Kaunas District Municipality (Kauno rajono savivaldybė) is one of 60 municipalities in Lithuania. The seat of the municipality is the city of Kaunas, which does not belong to the municipality but is a separate administrative unit. It surrounds the Kaunas City Municipality from the north, west and south, while in the east Kaunas district municipality borders Kaišiadorys District Municipality.

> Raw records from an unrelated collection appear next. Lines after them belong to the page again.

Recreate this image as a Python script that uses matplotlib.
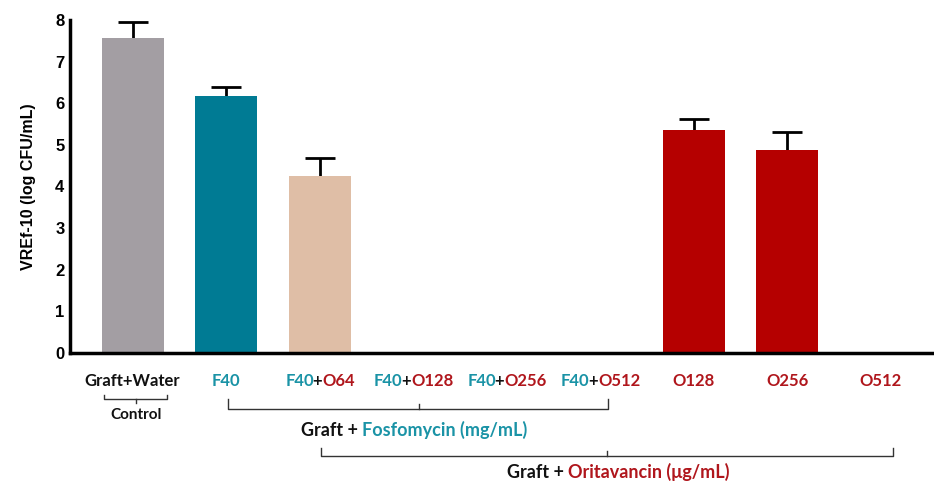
import matplotlib.pyplot as plt
import matplotlib.transforms as mtransforms
from matplotlib.font_manager import FontProperties, findfont, get_font
import numpy as np

# data
groups = ['Graft+Water', 'F40', 'F40+O64', 'F40+O128', 'F40+O256',
          'F40+O512', 'O128', 'O256', 'O512']
means = [7.57, 6.18, 4.25, 0, 0, 0, 5.36, 4.88, 0]
errs = [0.38, 0.22, 0.43, 0, 0, 0, 0.25, 0.42, 0]
bar_colors = ['#a39ea3', '#007b94', '#dfbea6', '#b50000', '#b50000',
              '#b50000', '#b50000', '#b50000', '#b50000']

TEAL = '#1a93a6'
RED = '#b0161c'
BLACK = '#111111'

# colored pieces of each tick label
label_parts = [
    [('Graft+Water', BLACK)],
    [('F40', TEAL)],
    [('F40', TEAL), ('+', BLACK), ('O64', RED)],
    [('F40', TEAL), ('+', BLACK), ('O128', RED)],
    [('F40', TEAL), ('+', BLACK), ('O256', RED)],
    [('F40', TEAL), ('+', BLACK), ('O512', RED)],
    [('O128', RED)],
    [('O256', RED)],
    [('O512', RED)],
]

fig = plt.figure(figsize=(9.34, 4.83), dpi=100)
ax = fig.add_axes([70 / 934, 1 - 353 / 483, 1 - 70 / 934, 333 / 483])

x = np.arange(len(groups))
m = np.array(means)
e = np.array(errs)
ax.bar(x, m, width=0.66, color=bar_colors, zorder=2)
# upper-only error bars
has = m > 0
ax.vlines(x[has], m[has], m[has] + e[has], color='black', lw=2, zorder=1)
ax.hlines(m[has] + e[has], x[has] - 0.16, x[has] + 0.16, color='black', lw=2,
          zorder=1)

ax.set_xlim(-0.67, 8.57)
ax.set_ylim(0, 8)
ax.set_yticks(range(0, 9))
ax.set_xticks([])
for lab in ax.get_yticklabels():
    lab.set_fontweight('bold')
    lab.set_fontfamily('Liberation Sans')
    lab.set_fontsize(12)
ax.tick_params(axis='y', length=0, pad=4)
ax.set_ylabel('VREf-10 (log CFU/mL)', fontsize=11.5, fontweight='bold',
              family='Liberation Sans', labelpad=14)
for s in ['top', 'right']:
    ax.spines[s].set_visible(False)
ax.spines['left'].set_linewidth(2.5)
ax.spines['bottom'].set_linewidth(2.5)

fig.canvas.draw()
renderer = fig.canvas.get_renderer()
FONT = 'Lato'


def text_width(s, size, weight):
    t = fig.text(0, 0, s, fontsize=size, fontweight=weight, family=FONT)
    w = t.get_window_extent(renderer).width
    t.remove()
    return w


def lsb(s, size, weight):
    # left bearing that the Agg renderer adds in front of the ink
    f = get_font(findfont(FontProperties(family=FONT, weight=weight, size=size)))
    f.clear()
    f.set_size(size, fig.dpi)
    f.set_text(s, 0.0)
    return f.get_bitmap_offset()[0] / 64.0


def multicolor(xpos, ypos, parts, transform, size=11, weight='bold'):
    # each piece ends where the same prefix of the whole string ends
    full = ''.join(p for p, _ in parts)
    base = lsb(full, size, weight)
    pre = ''
    shift = 0.0
    placed = []
    for txt, col in parts:
        if txt == '+':
            shift -= 2.0   # a bit tighter, like the original labels
        pre += txt
        off = text_width(pre, size, weight) - text_width(txt, size, weight)
        off += base - lsb(txt, size, weight) + shift
        placed.append((txt, col, off))
    total = text_width(full, size, weight) + shift
    for txt, col, off in placed:
        tr = mtransforms.offset_copy(transform, fig=fig, x=off - total / 2,
                                     y=0, units='dots')
        fig.text(xpos, ypos, txt, color=col, fontsize=size, fontweight=weight,
                 family=FONT, ha='left', va='baseline', transform=tr)


def to_fig(px, py):
    return px / 934, 1 - py / 483


blend = mtransforms.blended_transform_factory(ax.transData, fig.transFigure)
for xi, parts in zip(x, label_parts):
    multicolor(xi, to_fig(0, 386)[1], parts, blend, size=12)


def bracket(x0, x1, yline, end_dy, xc, tick_dy):
    ys = 1 - yline / 483
    ye = 1 - (yline + end_dy) / 483
    yt = 1 - (yline + tick_dy) / 483
    kw = dict(color='#333333', lw=1, transform=fig.transFigure)
    fig.add_artist(plt.Line2D([x0 / 934, x0 / 934, x1 / 934, x1 / 934],
                              [ye, ys, ys, ye], **kw))
    fig.add_artist(plt.Line2D([xc / 934, xc / 934], [ys, yt], **kw))


# control bracket
bracket(104, 167, 399, -4, 136, 4)
fig.text(*to_fig(136, 415), 'Control', ha='center', va='center',
         fontsize=11, fontweight='bold', family=FONT, color=BLACK)

# fosfomycin bracket
bracket(228, 608, 409, -10, 419, -5)
multicolor(414 / 934, 1 - 436 / 483,
           [('Graft + ', BLACK), ('Fosfomycin (mg/mL)', TEAL)],
           fig.transFigure, size=13)

# oritavancin bracket
bracket(321, 893, 456, -8, 607, -5)
multicolor(618 / 934, 1 - 478 / 483,
           [('Graft + ', BLACK), ('Oritavancin (\u03bcg/mL)', RED)],
           fig.transFigure, size=13)

fig.savefig('out.png', dpi=100)
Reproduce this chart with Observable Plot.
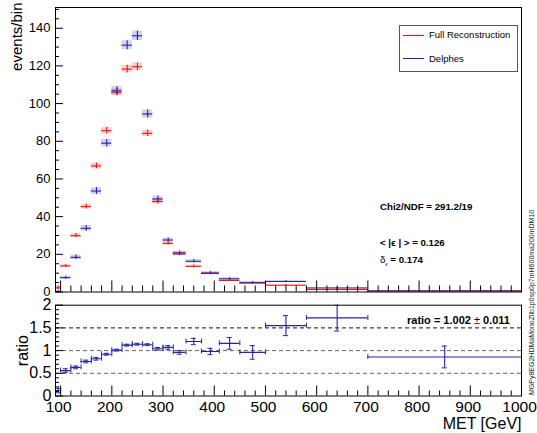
<!DOCTYPE html>
<html><head><meta charset="utf-8">
<script src="https://cdn.jsdelivr.net/npm/d3@7"></script>
<script src="https://cdn.jsdelivr.net/npm/@observablehq/plot@0.6"></script>
<style>
body{margin:0;background:#fff;}
#wrap{position:relative;width:537px;height:433px;overflow:hidden;font-family:"Liberation Sans",Arial,Helvetica,sans-serif;color:#000;}
#top,#bot{position:absolute;left:0;}
#top{top:0}
#bot{top:298px}
.t{position:absolute;white-space:nowrap;line-height:1;}
.b{font-weight:bold;}
</style></head><body>
<div id="wrap">
  <div id="top"></div>
  <div id="bot"></div>
  <div class="t" style="left:399px;top:25px;width:117px;height:45px;border:1px solid #555;background:#fff;"></div>
  <div class="t" style="left:403px;top:35px;width:21px;height:1px;background:#f01414;"></div>
  <div class="t" style="left:429px;top:30px;font-size:9.5px;">Full Reconstruction</div>
  <div class="t" style="left:403px;top:58px;width:21px;height:1px;background:#2424a6;"></div>
  <div class="t" style="left:429px;top:53.5px;font-size:9.5px;">Delphes</div>
  <div class="t b" style="left:380px;top:202px;font-size:9.7px;">Chi2/NDF = 291.2/19</div>
  <div class="t b" style="left:380px;top:238px;font-size:9.7px;">&lt; |ϵ | &gt; = 0.126</div>
  <div class="t b" style="left:380px;top:255px;font-size:9.7px;"><span style="font-weight:normal">δ</span><sub style="font-size:5px;font-weight:normal">ϵ</sub> = 0.174</div>
  <div class="t b" style="left:407px;top:314.5px;font-size:11px;">ratio = 1.002 <span style="font-weight:normal">±</span> 0.011</div>
  <div class="t" style="left:527.5px;top:395px;font-size:7px;transform:rotate(-90deg);transform-origin:0 0;color:#222;">MGPy8EG2HDMaMonoZllb1p0sp0p7mH600ma200mDM10</div>
</div>
<script>
// ---- data ----
const binLo = [90,100,120,140,160,180,200,220,240,260,280,300,320,345,375,410,450,500,580,700];
const binHi = [100,120,140,160,180,200,220,240,260,280,300,320,345,375,410,450,500,580,700,1000];
const fullReco    = [2.2,13.8,29.9,45.3,66.9,85.6,106.0,118.3,119.6,84.2,48.0,25.8,20.9,13.6,10.1,6.1,5.0,3.6,1.3,0.65];
const fullRecoErr = [1.0,0.8,1.1,1.3,1.5,1.7,1.9,2.0,2.0,1.7,1.3,0.9,0.8,0.7,0.6,0.5,0.45,0.35,0.2,0.12];
const delphes     = [0.3,7.6,18.4,33.8,53.6,79.0,106.8,131.0,136.0,94.5,49.4,27.6,20.2,16.3,9.9,7.0,4.8,5.6,2.1,0.55];
const delphesErr  = [0.3,0.8,1.2,1.5,1.8,2.0,2.2,2.4,2.5,2.1,1.5,1.1,1.0,0.9,0.7,0.6,0.5,0.5,0.3,0.12];
const ratio       = [0.12,0.56,0.63,0.76,0.82,0.92,1.01,1.12,1.14,1.13,1.04,1.07,0.96,1.20,0.98,1.16,0.96,1.55,1.72,0.86];
const ratioErr    = [0.05,0.04,0.03,0.03,0.03,0.02,0.02,0.02,0.02,0.02,0.03,0.04,0.04,0.07,0.07,0.13,0.15,0.22,0.29,0.24];
const xTicks = [100,200,300,400,500,600,700,800,900,1000];
const yTicksTop = [0,20,40,60,80,100,120,140];
const yTicksRatio = [0,0.5,1,1.5,2];
const refLines = [0.5,1,1.5];

const rows = binLo.map((lo,i)=>({lo, hi: binHi[i], c:(lo+binHi[i])/2,
  f: fullReco[i], fe: fullRecoErr[i], d: delphes[i], de: delphesErr[i], r: ratio[i], re: ratioErr[i]}));

const font = '"Liberation Sans", Arial, Helvetica, sans-serif';
const RED = "#f01414", BLUE = "#2424a6";
const xMinor = d3.range(100, 1001, 20).filter(v => v % 100 !== 0);
const yMinorTop = d3.range(0, 151, 5).filter(v => v % 20 !== 0);
const yMinorRatio = d3.range(1, 20).map(v => v/10).filter(v => Math.round(v*10) % 5 !== 0);

const topPlot = Plot.plot({
  width: 537, height: 298, marginLeft: 55, marginRight: 16, marginTop: 7, marginBottom: 6.5,
  style: {fontFamily: font, fontSize: "13px", color: "#000", background: "transparent"},
  x: {domain: [90, 1000], axis: null},
  y: {domain: [0, 151], ticks: yTicksTop, tickSize: 0, tickPadding: 5, label: null},
  marks: [
    Plot.rect(rows, {x1: "lo", x2: "hi", y1: d => Math.max(0, d.f - d.fe), y2: d => d.f + d.fe, fill: RED, fillOpacity: 0.2}),
    Plot.rect(rows, {x1: "lo", x2: "hi", y1: d => Math.max(0, d.d - d.de), y2: d => d.d + d.de, fill: BLUE, fillOpacity: 0.2}),
    Plot.ruleY(rows, {y: "f", x1: "lo", x2: "hi", stroke: RED, strokeWidth: 1.1}),
    Plot.ruleX(rows, {x: "c", y1: d => d.f - d.fe, y2: d => d.f + d.fe, stroke: RED, strokeWidth: 1.1}),
    Plot.ruleY(rows, {y: "d", x1: "lo", x2: "hi", stroke: BLUE, strokeWidth: 1.1}),
    Plot.ruleX(rows, {x: "c", y1: d => Math.max(0, d.d - d.de), y2: d => d.d + d.de, stroke: BLUE, strokeWidth: 1.1}),
    Plot.ruleX(xTicks, {x: d => d, y1: 0, y2: 0, insetTop: -11, stroke: "#000"}),
    Plot.ruleX(xMinor, {x: d => d, y1: 0, y2: 0, insetTop: -6, stroke: "#000"}),
    Plot.ruleY(yTicksTop, {y: d => d, x1: 90, x2: 90, insetRight: -8, stroke: "#000"}),
    Plot.ruleY(yMinorTop, {y: d => d, x1: 90, x2: 90, insetRight: -4, stroke: "#000"}),
    Plot.text(["events/bin"], {text: d => d, frameAnchor: "top-left", dx: -38, dy: -5, rotate: -90, textAnchor: "end", lineAnchor: "middle", fontSize: 15}),
    Plot.frame({stroke: "#000"})
  ]
});
document.getElementById("top").appendChild(topPlot);

const botPlot = Plot.plot({
  width: 537, height: 135, marginLeft: 55, marginRight: 16, marginTop: 6.7, marginBottom: 37.5,
  style: {fontFamily: font, fontSize: "16px", color: "#000", background: "transparent", overflow: "visible"},
  x: {domain: [90, 1000], axis: null},
  y: {domain: [0, 2], ticks: yTicksRatio, tickSize: 0, tickPadding: 4, tickFormat: d => String(d), label: null},
  marks: [
    Plot.ruleY(refLines, {y: d => d, stroke: d => d === 1.5 ? "#111" : "#666", strokeDasharray: "4,3"}),
    Plot.ruleY(rows, {y: "r", x1: "lo", x2: "hi", stroke: BLUE, strokeWidth: 1.1, clip: true}),
    Plot.ruleX(rows, {x: "lo", y1: "r", y2: "r", insetTop: -2.5, insetBottom: -2.5, stroke: BLUE, clip: true}),
    Plot.ruleX(rows, {x: "hi", y1: "r", y2: "r", insetTop: -2.5, insetBottom: -2.5, stroke: BLUE, clip: true}),
    Plot.ruleX(rows, {x: "c", y1: d => d.r - d.re, y2: d => d.r + d.re, stroke: BLUE, strokeWidth: 1.1, clip: true}),
    Plot.ruleY(rows, {y: d => d.r - d.re, x1: "c", x2: "c", insetLeft: -2.5, insetRight: -2.5, stroke: BLUE, clip: true}),
    Plot.ruleY(rows, {y: d => d.r + d.re, x1: "c", x2: "c", insetLeft: -2.5, insetRight: -2.5, stroke: BLUE, clip: true}),
    Plot.ruleX(xTicks, {x: d => d, y1: 0, y2: 0, insetTop: -10, stroke: "#000"}),
    Plot.ruleX(xMinor, {x: d => d, y1: 0, y2: 0, insetTop: -5, stroke: "#000"}),
    Plot.ruleY(yTicksRatio, {y: d => d, x1: 90, x2: 90, insetRight: -8, stroke: "#000"}),
    Plot.ruleY(yMinorRatio, {y: d => d, x1: 90, x2: 90, insetRight: -4, stroke: "#000"}),
    Plot.text(xTicks, {x: d => d, text: d => String(d), frameAnchor: "bottom", dy: 11.5, dx: -2, lineAnchor: "middle", textAnchor: "middle", fontSize: 15.5}),
    Plot.text(["ratio"], {text: d => d, frameAnchor: "left", dx: -33, rotate: -90, textAnchor: "middle", lineAnchor: "middle", fontSize: 16}),
    Plot.text(["MET [GeV]"], {text: d => d, frameAnchor: "bottom-right", dy: 27.5, textAnchor: "end", lineAnchor: "middle", fontSize: 16}),
    Plot.frame({stroke: "#000"})
  ]
});
document.getElementById("bot").appendChild(botPlot);
</script>
</body></html>
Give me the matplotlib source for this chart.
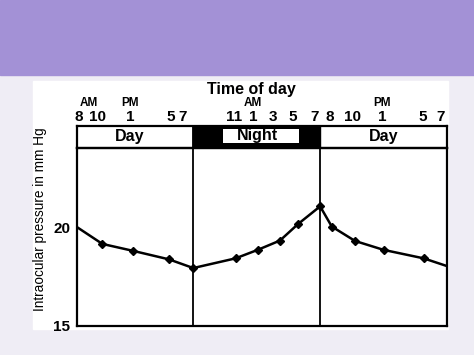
import matplotlib
matplotlib.use('Agg')
import matplotlib.pyplot as plt
from matplotlib.patches import Rectangle
import matplotlib.transforms as mtransforms

plt.rcParams.update({'font.family': ['Liberation Sans', 'DejaVu Sans'], 'font.size': 9})

# hours counted from midnight of day 1 (8 AM day 1 -> 43 = 7 PM day 2)
hours = [8, 10.4, 13.3, 16.7, 19, 23, 25.1, 27.2, 28.9, 31, 32.1, 34.3, 37, 40.8, 43]
iop = [20.0, 19.15, 18.8, 18.37, 17.93, 18.42, 18.85, 19.32, 20.15, 21.05, 20.03, 19.3, 18.85, 18.42, 18.03]

tick_pos = [8.2, 9.9, 13, 16.9, 18.0, 22.9, 24.7, 26.5, 28.4, 30.5, 31.9, 34.1, 36.9, 40.7, 42.4]
tick_lab = ['8', '10', '1', '5', '7', '11', '1', '3', '5', '7', '8', '10', '1', '5', '7']
ampm_pos = [9.1, 13.0, 24.6, 36.9]
ampm_lab = ['AM', 'PM', 'AM', 'PM']
periods = [(8, 19, 'Day'), (19, 31, 'Night'), (31, 43, 'Day')]

fig = plt.figure(figsize=(4.74, 3.55), dpi=100)
fig.patch.set_facecolor('#efedf5')
fig.patches.append(Rectangle((0, 0.789), 1, 0.211, transform=fig.transFigure,
                             color='#a391d6', zorder=-2))
fig.patches.append(Rectangle((0.0696, 0.0732), 0.875, 0.699, transform=fig.transFigure,
                             color='white', zorder=-2))

ax = fig.add_axes([0.1624, 0.0817, 0.7806, 0.5014])
band = fig.add_axes([0.1624, 0.5831, 0.7806, 0.062])
for a in (ax, band):
    a.set_xlim(8, 43)
    a.patch.set_alpha(0)
    for s in a.spines.values():
        s.set_linewidth(1.6)
    for start, end, name in periods[1:]:
        a.axvline(start, color='black', lw=1.3)

# main curve
ax.plot(hours, iop, color='black', lw=1.8, marker='D', ms=3.8,
        markevery=list(range(1, len(hours) - 1)))
ax.set_ylim(15, 24)
ax.set_yticks([15, 20])
ax.set_yticklabels(['15', '20'], fontweight='bold', fontsize=11)
ax.set_xticks([])
ax.tick_params(axis='y', length=0, pad=5)
ax.set_ylabel('Intraocular pressure in mm Hg', fontsize=9.8)
ax.yaxis.set_label_coords(-0.08, 0.6)

# day / night band
band.set_ylim(0, 1)
band.set_yticks([])
band.set_xticks([])
for start, end, name in periods:
    if name == 'Night':
        band.axvspan(start, end, color='black')
        band.add_patch(Rectangle((start + 2.8, 0.23), end - start - 4.8, 0.63,
                                 facecolor='white', edgecolor='none'))
        band.text(25.1, 0.55, name, ha='center', va='center', fontweight='bold', fontsize=11.5)
    else:
        band.text(37 if start > 20 else 13, 0.5, name, ha='center', va='center',
                  fontweight='bold', fontsize=11.5)

trans = mtransforms.blended_transform_factory(band.transData, band.transAxes)
for x, lab in zip(tick_pos, tick_lab):
    band.text(x, 1.41, lab, transform=trans, ha='center', va='center',
              fontweight='bold', fontsize=11, clip_on=False)
for x, lab in zip(ampm_pos, ampm_lab):
    band.text(x, 2.05, lab, transform=trans, ha='center', va='center',
              fontweight='bold', fontsize=8.5, clip_on=False)
band.text(24.5, 2.64, 'Time of day', transform=trans, ha='center', va='center',
          fontweight='bold', fontsize=11.5, clip_on=False)

fig.savefig('out.png', dpi=100)
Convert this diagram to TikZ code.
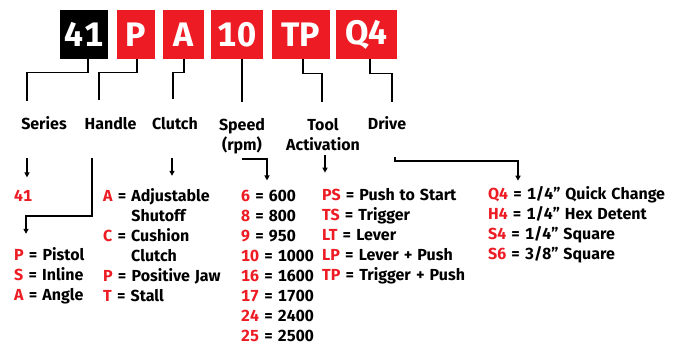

Kaunas District Municipality has the second largest international airport in Lithuania (Kaunas International Airport), and is well connected by major roads (A1 highway and Via Baltica), as well as railways with other cities of Lithuania.

Elderships 
Kaunas District Municipality is divided into 25 elderships:

Geography

Nature 
The rivers Neman (), Neris, Nevėžis, Jiesia and Dubysa pass through the Kaunas District area. Kaunas Reservoir borders the east side of the district. It also has 7 lakes and 14 ponds in the area.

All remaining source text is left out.